The boss battles are virtually the same. Slice away at multiple life bars until a quick-time event triggers, but Knights Contract allows you to revisit the most horribly implemented QTEs of all time. There’s no way to anticipate them the first time around and they come out of nowhere, so even if you’re paying full attention you’d probably still fail the first one because you’d be too busy expecting a cutscene. Screw up a single button input and you’re tossed way back into the fight with the boss having regenerated a couple of life bars and you having reclaimed nothing. And that’s how the tedious cycle goes. The best you can do, if you’re prone to attention failure and quick-time event failure, is memorise the button prompts for each quick-time event, because they don’t change, and simply push them in that order the next time around.
It seems almost a waste of energy to go any further.

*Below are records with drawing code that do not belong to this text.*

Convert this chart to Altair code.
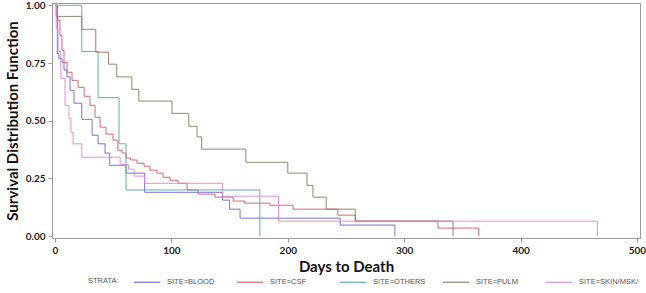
import altair as alt
import pandas as pd

# ---- data (Kaplan-Meier step curves) ----
sites = ["SITE=BLOOD", "SITE=CSF", "SITE=OTHERS", "SITE=PULM", "SITE=SKIN/MSK/"]
colors = ["#6a64d2", "#d0566a", "#52a6a2", "#8e7660", "#d884e0"]

blood_days = [0, 2, 3.4, 6, 7.7, 10.3, 12.9, 16.3, 23, 31.8, 37, 43, 47, 61, 77, 144, 150, 159, 245, 292]
blood_surv = [1.0, 0.79, 0.77, 0.753, 0.72, 0.69, 0.632, 0.576, 0.506, 0.437, 0.40, 0.36, 0.307, 0.273, 0.19, 0.156, 0.117, 0.078, 0.048, 0.0]

csf_days = [0, 1.7, 2.6, 4.3, 6, 7.7, 10.3, 14.6, 19.8, 25, 30, 34.4, 38.7, 43.8, 49.8, 54, 57.6, 61, 65,
            70.4, 76.5, 81.6, 87.6, 92.8, 98.8, 105.7, 113.4, 122.9, 137.5, 153, 163, 184.7, 204.5, 243, 258, 329, 364]
csf_surv = [1.0, 0.944, 0.935, 0.87, 0.805, 0.753, 0.71, 0.675, 0.645, 0.606, 0.567, 0.515, 0.472, 0.442, 0.416, 0.372, 0.36, 0.338, 0.33,
            0.316, 0.303, 0.286, 0.273, 0.255, 0.242, 0.229, 0.2, 0.182, 0.169, 0.152, 0.143, 0.134, 0.117, 0.091, 0.065, 0.035, 0.0]

others_days = [0, 23, 37, 55, 61, 176]
others_surv = [1.0, 0.8, 0.6, 0.4, 0.2, 0.0]

pulm_days = [0, 1, 23, 35, 46, 53, 66, 72, 100.5, 115, 122, 126, 164, 200, 216.5, 221.6, 233, 258, 342]
pulm_surv = [1.0, 0.952, 0.896, 0.797, 0.745, 0.69, 0.636, 0.585, 0.532, 0.476, 0.43, 0.377, 0.32, 0.273, 0.22, 0.169, 0.117, 0.065, 0.0]

skin_days = [0, 1, 2.6, 5, 8.6, 12, 13.7, 15.5, 23, 56, 63, 68, 77, 144, 192, 466]
skin_surv = [1.0, 0.9, 0.8, 0.684, 0.567, 0.51, 0.45, 0.40, 0.342, 0.31, 0.29, 0.26, 0.229, 0.173, 0.065, 0.0]

x_ticks = [0, 100, 200, 300, 400, 500]
y_ticks = [0, 0.25, 0.5, 0.75, 1.0]

series = [(sites[0], blood_days, blood_surv), (sites[1], csf_days, csf_surv),
          (sites[2], others_days, others_surv), (sites[3], pulm_days, pulm_surv),
          (sites[4], skin_days, skin_surv)]
rows = []
for name, d, s in series:
    for i, (dd, ss) in enumerate(zip(d, s)):
        rows.append({"site": name, "day": dd, "surv": ss, "order": i})
df = pd.DataFrame(rows)

FONT = "Lato"

chart = alt.Chart(df).mark_line(interpolate="step-after", strokeWidth=1, opacity=0.9).encode(
    x=alt.X("day:Q",
            scale=alt.Scale(domain=[-2.6, 502.6], nice=False, zero=False),
            axis=alt.Axis(values=x_ticks, title="Days to Death", grid=False,
                          labelFont=FONT, labelFontWeight="bold", labelFontSize=10, labelColor="#222",
                          titleFont=FONT, titleFontWeight="bold", titleFontSize=15, titleColor="#111",
                          tickSize=4, tickColor="#999", domainColor="#999", labelPadding=3, titlePadding=4)),
    y=alt.Y("surv:Q",
            scale=alt.Scale(domain=[-0.008, 1.01], nice=False, zero=False),
            axis=alt.Axis(values=y_ticks, format=".2f", title="Survival Distribution Function", grid=False,
                          labelFont=FONT, labelFontWeight="bold", labelFontSize=10, labelColor="#222",
                          titleFont=FONT, titleFontWeight="bold", titleFontSize=15, titleColor="#111",
                          tickSize=4, tickColor="#999", domainColor="#999", labelPadding=3, titlePadding=5)),
    color=alt.Color("site:N", scale=alt.Scale(domain=sites, range=colors),
                    legend=alt.Legend(title="STRATA:", orient="none", legendX=36, legendY=265,
                                      direction="horizontal", titleOrient="left", titleAnchor="middle",
                                      titleBaseline="top", gridAlign="all",
                                      columns=5, columnPadding=8, symbolType="stroke", symbolSize=700,
                                      symbolStrokeWidth=1.2, labelFont="Liberation Sans", labelFontSize=7.5,
                                      labelColor="#555", titleFont="Liberation Sans", titleFontSize=7.5,
                                      titleFontWeight="normal", titleColor="#555", titlePadding=14,
                                      labelOffset=6)),
    order=alt.Order("order:Q"),
).properties(
    width=588, height=235,
    autosize=alt.AutoSizeParams(type="none"),
    padding={"left": 52, "top": 3, "right": 6, "bottom": 55},
).configure_view(stroke="#999", strokeWidth=1)

chart.save("out.html", embed_options={"renderer": "svg", "actions": False})
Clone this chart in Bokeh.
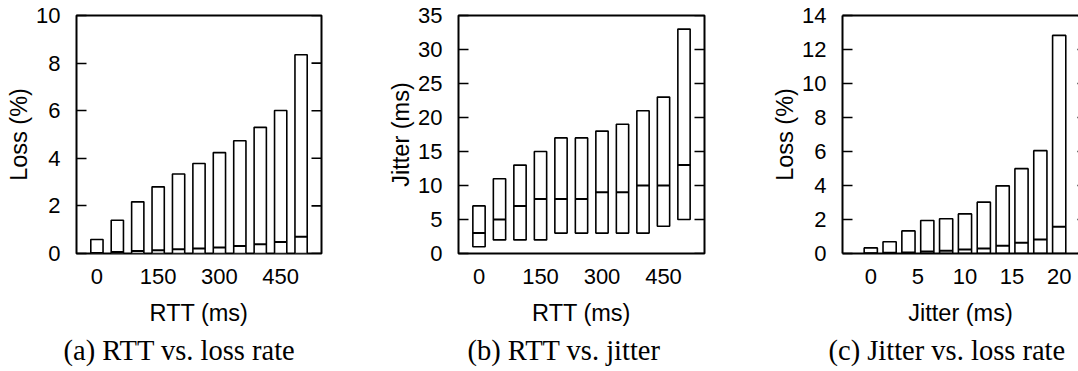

I could talk about the bland and bad level design, the repetitive nature of the game, the below average graphics, the constant and somewhat excessive loading screens even if you choose to install the game to your hard drive, the slow-down and frame rate drop when things get even a little busy on screen, the hit-and-miss voice acting, the completely boring nature of the game and the way it will just frustrate you and cause you no end of misery, but it all seems rather pointless. On the plus side, the story is cool, the premise is interesting, the characters and their designs are well done and the medieval music is fitting for the game, but these small positives are buried beneath a heap of junk where trying to access them will only require you to blow everything else up first.
Knights Contract is simply a miserable experience. It has such a good premise to it, but unfortunately it’s just such a bad game that it can’t be enjoyed. The end result is that it’s a tale worth listening to – but not one worth playing through. Save yourself, save your money, save your family and save the universe from this game.